Data provided:

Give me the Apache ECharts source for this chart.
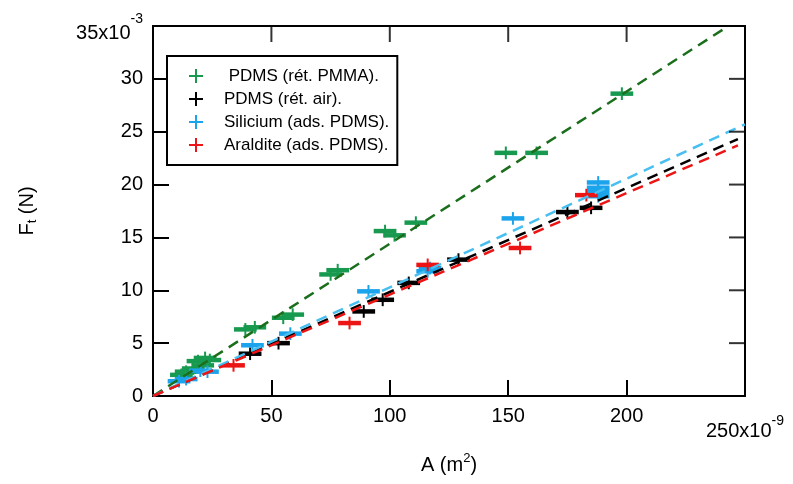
<!DOCTYPE html>
<html>
<head>
<meta charset="utf-8">
<script src="https://cdn.jsdelivr.net/npm/echarts@6/dist/echarts.min.js"></script>
<style>html,body{margin:0;padding:0;background:#fff}#c{width:793px;height:484px}</style>
</head>
<body>
<div id="c"></div>
<script>
// ---- data (x in 1e-9 m^2, y in 1e-3 N) ----
const seriesNames = [' PDMS (rét. PMMA).', 'PDMS (rét. air).', 'Silicium (ads. PDMS).', 'Araldite (ads. PDMS).'];
const greenPts = [[12,2.0],[14,2.3],[17,2.6],[19,3.3],[21,2.9],[22,3.6],[24,3.4],[39,6.3],[43,6.5],[55,7.4],[59,7.7],[75,11.5],[78,11.9],[98,15.6],[102,15.2],[111,16.4],[149,23.0],[162,23.0],[198,28.6]];
const blackPts = [[41,4.0],[53,5.0],[89,8.0],[97,9.1],[108,10.7],[129,12.9],[175,17.4],[185,17.8]];
const bluePts = [[11,1.4],[14,1.6],[20,2.4],[23,2.3],[42,4.8],[58,5.9],[91,9.9],[116,11.8],[117,12.1],[152,16.8],[188,18.9],[188,19.3],[188,19.7],[188,20.2]];
const redPts = [[34,2.9],[83,6.9],[116,12.4],[155,14.0],[183,19.0]];
const fitGreen = [[0,0],[243,35]];
const fitBlack = [[0,0],[247,24.3]];
const fitBlue = [[0,0],[250,25.7]];
const fitRed = [[0,0],[247,23.7]];
const xTickValues = [50, 100, 150, 200];
const yTickValues = [5, 10, 15, 20, 25, 30];
const XERR = 4.8, YERR = 0.6;
const X_MIN = 0, X_MAX = 250, X_STEP = 50;
const Y_MIN = 0, Y_MAX = 35, Y_STEP = 5;

const FONT = 'Liberation Sans, Arial, sans-serif';
const C_GREEN = '#179a4f', C_GREEN_LINE = '#1b6e1b';
const C_BLACK = '#000000';
const C_BLUE = '#1ba4ec', C_BLUE_LINE = '#48bff0';
const C_RED = '#ec1414';

function makeRender(color) {
  return function (params, api) {
    const x = api.value(0), y = api.value(1);
    const l = api.coord([x - XERR, y]), r = api.coord([x + XERR, y]);
    const t = api.coord([x, y + YERR]), b = api.coord([x, y - YERR]);
    return {
      type: 'group',
      children: [
        { type: 'line', shape: { x1: l[0], y1: l[1], x2: r[0], y2: r[1] }, style: { stroke: color, lineWidth: 4.5 } },
        { type: 'line', shape: { x1: t[0], y1: t[1], x2: b[0], y2: b[1] }, style: { stroke: color, lineWidth: 2 } }
      ]
    };
  };
}
function pts(name, data, color) {
  return { name: name, type: 'custom', data: data, encode: { x: 0, y: 1 }, itemStyle: { color: color }, renderItem: makeRender(color), z: 3 };
}
function fit(name, data, color) {
  return { name: name, type: 'line', data: data, symbol: 'none', silent: true, z: 4,
    lineStyle: { color: color, width: 2.5, type: [11, 7] } };
}
// tick marks on the top and right sides (mirror of the axis ticks), placed through the scales
function tickMarks(name, data, size, offset) {
  return { name: name, type: 'scatter', data: data, symbol: 'rect', symbolSize: size, symbolOffset: offset,
    itemStyle: { color: '#000' }, silent: true, clip: false, z: 5, emphasis: { disabled: true } };
}
const tickStyle = { show: true, inside: true, length: 16, lineStyle: { color: '#000', width: 2 } };
const labelBase = { color: '#000', fontSize: 20, fontFamily: FONT };

const chart = echarts.init(document.getElementById('c'), null, { renderer: 'canvas' });
chart.setOption({
  animation: false,
  backgroundColor: '#fff',
  grid: { left: 153, top: 26, right: 48, bottom: 88, show: true, borderColor: '#000', borderWidth: 2, containLabel: false },
  legend: {
    data: seriesNames, orient: 'vertical', left: 167, top: 56,
    backgroundColor: '#fff', borderColor: '#000', borderWidth: 2,
    padding: [11, 8, 11, 22], itemGap: 5, itemWidth: 14, itemHeight: 14,
    icon: 'path://M6,0h2v6h6v2h-6v6h-2v-6h-6v-2h6z',
    textStyle: { color: '#000', fontSize: 17, fontFamily: FONT, lineHeight: 18, padding: [0, 0, 0, 16] }
  },
  xAxis: {
    type: 'value', min: X_MIN, max: X_MAX, interval: X_STEP, position: 'bottom',
    axisLine: { show: false }, axisTick: tickStyle, splitLine: { show: false },
    axisLabel: Object.assign({}, labelBase, { margin: 10,
      formatter: v => v === X_MAX ? '{b|' + v + 'x10}{s|-9}' : String(v),
      rich: { b: { fontSize: 20, fontFamily: FONT, color: '#000', lineHeight: 50 },
              s: { fontSize: 14, fontFamily: FONT, color: '#000', verticalAlign: 'top', padding: [8, 0, 0, 0] } } }),
    name: '{n|A (m}{s|2}{n|)}', nameLocation: 'middle', nameGap: 56,
    nameTextStyle: { rich: { n: { fontSize: 20, fontFamily: FONT, color: '#000', lineHeight: 26 },
                             s: { fontSize: 13, fontFamily: FONT, color: '#000', verticalAlign: 'top', lineHeight: 16 } } }
  },
  yAxis: {
    type: 'value', min: Y_MIN, max: Y_MAX, interval: Y_STEP, position: 'left',
    axisLine: { show: false }, axisTick: tickStyle, splitLine: { show: false },
    axisLabel: Object.assign({}, labelBase, { margin: 10,
      formatter: v => v === Y_MAX ? '{b|' + v + 'x10}{s|-3}' : String(v),
      rich: { b: { fontSize: 20, fontFamily: FONT, color: '#000', lineHeight: 34, verticalAlign: 'bottom' },
              s: { fontSize: 14, fontFamily: FONT, color: '#000', verticalAlign: 'top', padding: [3, 0, 0, 0] } } }),
    name: '{n|F}{t|t}{n| (N)}', nameLocation: 'middle', nameGap: 114, nameRotate: 90,
    nameTextStyle: { rich: { n: { fontSize: 20, fontFamily: FONT, color: '#000', lineHeight: 24 },
                             t: { fontSize: 13, fontFamily: FONT, color: '#000', verticalAlign: 'bottom', lineHeight: 24 } } }
  },
  series: [
    pts(seriesNames[0], greenPts, C_GREEN),
    pts(seriesNames[1], blackPts, C_BLACK),
    pts(seriesNames[2], bluePts, C_BLUE),
    pts(seriesNames[3], redPts, C_RED),
    fit('fitGreen', fitGreen, C_GREEN_LINE),
    fit('fitBlack', fitBlack, C_BLACK),
    fit('fitBlue', fitBlue, C_BLUE_LINE),
    fit('fitRed', fitRed, C_RED),
    tickMarks('topTicks', xTickValues.map(v => [v, Y_MAX]), [2, 16], [0, 8]),
    tickMarks('rightTicks', yTickValues.map(v => [X_MAX, v]), [16, 2], [-8, 0])
  ]
});
</script>
</body>
</html>
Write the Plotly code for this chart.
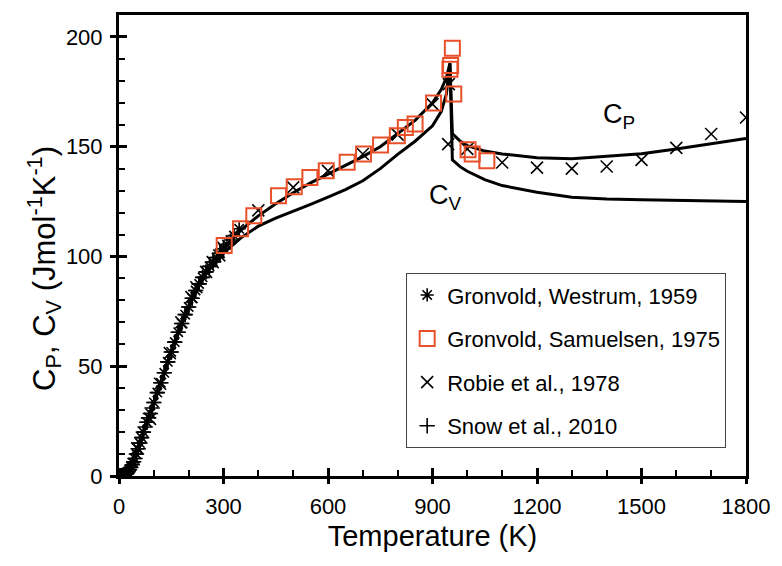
import plotly.graph_objects as go

# ---- model curves (heat capacity of hematite, J mol-1 K-1) ----
model_T = [0, 10, 20, 30, 40, 50, 60, 70, 80, 90, 100, 110, 120, 130, 140, 150, 160, 170,
           180, 190, 200, 210, 220, 230, 240, 250, 260, 270, 280, 290, 300, 350, 400, 450,
           500, 550, 600, 650, 700, 750, 800, 850, 900, 925, 940, 950, 957, 980, 1000,
           1050, 1100, 1200, 1300, 1400, 1500, 1600, 1700, 1800]
model_Cp = [0, 0.2, 1.0, 2.9, 6.0, 10.5, 15.0, 20.0, 24.5, 28.5, 33.5, 38.0, 42.5, 47.0,
            52.0, 56.5, 61.0, 65.5, 69.5, 73.5, 77.0, 81.0, 84.5, 87.5, 90.5, 93.0, 95.5,
            97.5, 99.5, 101.5, 103.5, 112.0, 118.5, 124.0, 129.0, 133.5, 137.5, 141.5,
            145.5, 150.0, 156.0, 162.0, 170.0, 176.0, 181.5, 188.0, 156.0, 152.5, 150.5,
            148.0, 146.7, 145.0, 144.5, 145.5, 146.8, 149.0, 151.3, 153.7]
model_Cv = [0, 0.2, 1.0, 2.9, 6.0, 10.5, 15.0, 20.0, 24.5, 28.5, 33.5, 38.0, 42.5, 47.0,
            52.0, 56.5, 61.0, 65.5, 69.5, 73.5, 77.0, 80.8, 84.2, 87.0, 89.8, 92.0, 94.3,
            96.2, 98.0, 99.8, 101.5, 108.5, 113.8, 117.5, 120.5, 123.7, 127.0, 130.5,
            134.5, 140.0, 146.5, 152.5, 159.5, 166.0, 174.0, 188.0, 144.0, 140.8, 138.8,
            135.0, 132.3, 129.3, 127.0, 126.2, 125.8, 125.5, 125.2, 125.0]

# ---- measured data sets ----
gw1959_T = [5, 8, 12, 16, 20, 25, 30, 35, 40, 45, 50, 55, 60, 65, 70, 80, 90, 100, 110,
            120, 130, 140, 150, 160, 170, 180, 190, 200, 210, 220, 230, 240, 250, 260,
            270, 280, 290, 300, 310, 320, 330, 345]
gw1959_C = [0.05, 0.12, 0.4, 0.65, 1.1, 1.7, 2.9, 4.4, 6.0, 8.0, 10.0, 12.4, 15.0, 17.5,
            20.0, 24.5, 28.5, 33.5, 38.0, 42.5, 47.0, 52.0, 56.5, 61.0, 65.5, 69.5, 73.5,
            77.0, 81.0, 84.5, 87.5, 90.5, 93.0, 95.5, 97.5, 99.5, 101.5, 103.5, 105.5,
            107.5, 109.5, 112.6]

gs1975_T = [302, 349, 387, 458, 503, 548, 595, 655, 702, 751, 799, 822, 850, 903, 950,
            952, 957, 961, 1002, 1014, 1056]
gs1975_C = [105.0, 112.6, 118.5, 127.7, 131.8, 136.0, 139.0, 142.9, 146.7, 150.8, 155.0,
            158.8, 160.3, 169.9, 185.3, 187.0, 194.9, 174.0, 148.6, 146.7, 143.6]

robie_T = [52, 89, 118, 146, 179, 208, 222, 250, 269, 288, 300, 400, 500, 600, 700, 800,
           900, 947, 945, 1000, 1100, 1200, 1300, 1400, 1500, 1600, 1700, 1800]
robie_C = [12.6, 26.0, 42.0, 56.0, 70.0, 81.5, 86.0, 93.0, 97.4, 100.5, 103.9, 121.0,
           131.5, 139.0, 146.7, 155.5, 169.4, 178.5, 151.2, 149.0, 142.8, 140.5, 140.0,
           141.0, 144.0, 149.5, 155.8, 163.3]

snow_T = [2, 3, 4, 5, 6, 8, 10, 12, 14, 16, 18, 20, 23, 26, 30, 34, 38, 42, 46, 50, 55,
          60, 65, 70, 75, 80, 85, 90, 95, 100, 110, 120, 130, 140, 150, 160, 170, 180,
          190, 200, 210, 220, 230, 240, 250, 260, 270, 280, 290, 300]
snow_C = [0.01, 0.02, 0.04, 0.06, 0.1, 0.15, 0.25, 0.35, 0.5, 0.65, 0.85, 1.1, 1.5, 2.0,
          2.9, 3.9, 5.1, 6.5, 8.0, 10.0, 12.4, 15.0, 17.5, 20.0, 22.3, 24.5, 26.5, 28.5,
          31.0, 33.5, 38.0, 42.5, 47.0, 52.0, 56.5, 61.0, 65.5, 69.5, 73.5, 77.0, 81.0,
          84.5, 87.5, 90.5, 93.0, 95.5, 97.5, 99.5, 101.5, 103.5]

X_MAX, X_STEP, X_MINOR = 1800, 300, 100
Y_MAX, Y_STEP, Y_MINOR = 210, 50, 10

FONT = "Liberation Sans, Arial, sans-serif"
RED = "#E8502A"

fig = go.Figure()

fig.add_trace(go.Scatter(x=model_T, y=model_Cv, mode="lines", showlegend=False,
                         line=dict(color="black", width=3), hoverinfo="skip"))
fig.add_trace(go.Scatter(x=model_T, y=model_Cp, mode="lines", showlegend=False,
                         line=dict(color="black", width=3), hoverinfo="skip"))

fig.add_trace(go.Scatter(x=snow_T, y=snow_C, mode="markers", name="Snow et al., 2010",
                         legendrank=4, legendgroup="d",
                         marker=dict(symbol="cross-thin-open", size=11, color="black",
                                     line=dict(color="black", width=1.6))))
fig.add_trace(go.Scatter(x=robie_T, y=robie_C, mode="markers", name="Robie et al., 1978",
                         legendrank=3, legendgroup="c",
                         marker=dict(symbol="x-thin-open", size=12, color="black",
                                     line=dict(color="black", width=1.6))))
fig.add_trace(go.Scatter(x=gw1959_T, y=gw1959_C, mode="markers",
                         name="Gronvold, Westrum, 1959", legendrank=1, legendgroup="a",
                         marker=dict(symbol="asterisk-open", size=11, color="black",
                                     line=dict(color="black", width=1.6))))
fig.add_trace(go.Scatter(x=gs1975_T, y=gs1975_C, mode="markers",
                         name="Gronvold, Samuelsen, 1975", legendrank=2, legendgroup="b",
                         marker=dict(symbol="square-open", size=15, color=RED,
                                     line=dict(color=RED, width=2))))

# second pair of axes over the same area, carrying the outward half of the major ticks
fig.add_trace(go.Scatter(x=[0, X_MAX], y=[0, Y_MAX], xaxis="x2", yaxis="y2",
                         mode="markers", marker=dict(opacity=0, size=1),
                         showlegend=False, hoverinfo="skip"))

fig.add_annotation(x=1434, y=164, text="C<sub>P</sub>", showarrow=False,
                   font=dict(family=FONT, size=27, color="black"))
fig.add_annotation(x=938, y=127, text="C<sub>V</sub>", showarrow=False,
                   font=dict(family=FONT, size=27, color="black"))

# y-axis title, set slightly below the middle of the axis
fig.add_annotation(xref="paper", yref="paper", x=-0.119, y=0.45,
                   text="C<sub>P</sub>, C<sub>V</sub> (Jmol<sup>-1</sup>K<sup>-1</sup>)",
                   textangle=-90, showarrow=False, xanchor="center", yanchor="middle",
                   font=dict(family=FONT, size=31, color="black"))

axis_common = dict(showgrid=False, zeroline=False)

fig.update_layout(
    width=782, height=566,
    margin=dict(l=118.5, r=29, t=15, b=90),
    paper_bgcolor="white", plot_bgcolor="rgba(0,0,0,0)",
    font=dict(family=FONT, color="black"),
    xaxis=dict(range=[0, X_MAX], tick0=0, dtick=X_STEP, ticks="inside", ticklen=8,
               tickwidth=3, tickcolor="black", showline=True, linewidth=3,
               linecolor="black", mirror=True, tickfont=dict(size=22),
               ticklabelstandoff=9,
               minor=dict(tick0=0, dtick=X_MINOR, ticks="inside", ticklen=6,
                          tickwidth=2, tickcolor="black"),
               title=dict(text="Temperature (K)", font=dict(size=29), standoff=8),
               **axis_common),
    yaxis=dict(range=[0, Y_MAX], tick0=0, dtick=Y_STEP, ticks="inside", ticklen=8,
               tickwidth=3, tickcolor="black", showline=True, linewidth=3,
               linecolor="black", mirror=True, tickfont=dict(size=22),
               ticklabelstandoff=9,
               minor=dict(tick0=0, dtick=Y_MINOR, ticks="inside", ticklen=6,
                          tickwidth=2, tickcolor="black"),
               **axis_common),
    xaxis2=dict(range=[0, X_MAX], overlaying="x", anchor="y2", side="bottom",
                tick0=0, dtick=X_STEP, ticks="outside", ticklen=7, tickwidth=3,
                tickcolor="black", showticklabels=False, showline=False,
                **axis_common),
    yaxis2=dict(range=[0, Y_MAX], overlaying="y", anchor="x2", side="left",
                tick0=0, dtick=Y_STEP, ticks="outside", ticklen=8, tickwidth=3,
                tickcolor="black", showticklabels=False, showline=False,
                **axis_common),
    legend=dict(x=0.458, y=0.44, xanchor="left", yanchor="top",
                bgcolor="white", bordercolor="#444", borderwidth=1,
                font=dict(size=22), traceorder="grouped", tracegroupgap=12,
                itemwidth=30),
    showlegend=True,
)

fig.write_html("out.html")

What you need to do:
Using the entries above, return each line in which the word "this" occurs.

Exercise response:
Give me the Apache ECharts source for this chart.
Write the Plotly code for this chart.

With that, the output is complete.